Unapproved employee share option schemes:
An unapproved option scheme involves granting share options that have not received HMRC approval. It can be used in any situation where the criteria for the EMI scheme cannot be met.
Ordinarily, in the context of a startup, this is likely because either the plan requires much more flexibility than the EMI scheme permits; the number of options is above the EMI threshold; or the individuals being issued options can’t satisfy the criteria for ‘employee’ under that scheme, either because they are not working sufficient hours or are not actually employees. So this scheme can, of course, still be of tremendous value to incentivise consultants, advisors, or individuals outside of UK tax.
There is not usually any income tax due when the option is granted under an unapproved share option scheme. However, there will always be a charge when the options are exercised. Naturally, then for UK taxpayers, this is significantly less appealing than using an EMI scheme.
On the exercise of an unapproved option, the employee will face an income tax charge based on the market value of the shares at the time of exercise, less any amount paid for the options and on exercise (if anything).
In contrast with an approved scheme, the tax charge arises in the year of exercise of an option and not on the subsequent disposal of the shares. This means the employee may not have the funds to pay the income tax liability.
An employee will usually be subject to capital gains tax at their applicable rate up to 28% on the disposal of the shares in the normal way. The amount of the chargeable gain is the difference between the disposal proceeds and the price paid.

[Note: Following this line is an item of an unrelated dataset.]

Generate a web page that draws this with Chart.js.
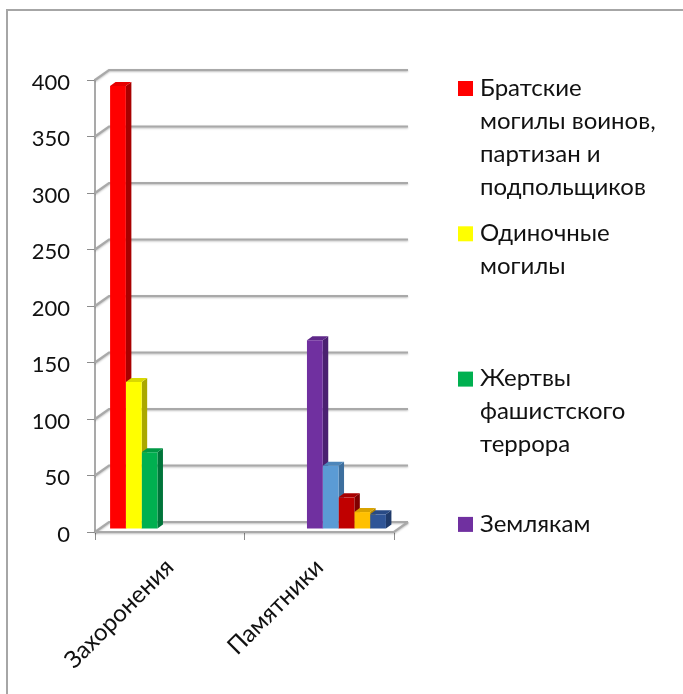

Example: Noah is granted 10,000 options at an exercise price of £5 per option. After two years, Noah exercises his options and pays the company £50,000 (10,000*£5). The actual market value of the shares in the company is now £20, so Noah now owns a value of £200,000 shares (10,000*£20). The £150,000 increase is liable to tax and NICs because the options are granted through an unapproved scheme. If Noah sells his shares now for £200,000, he will pay CGT on the gain at a rate up to 28%.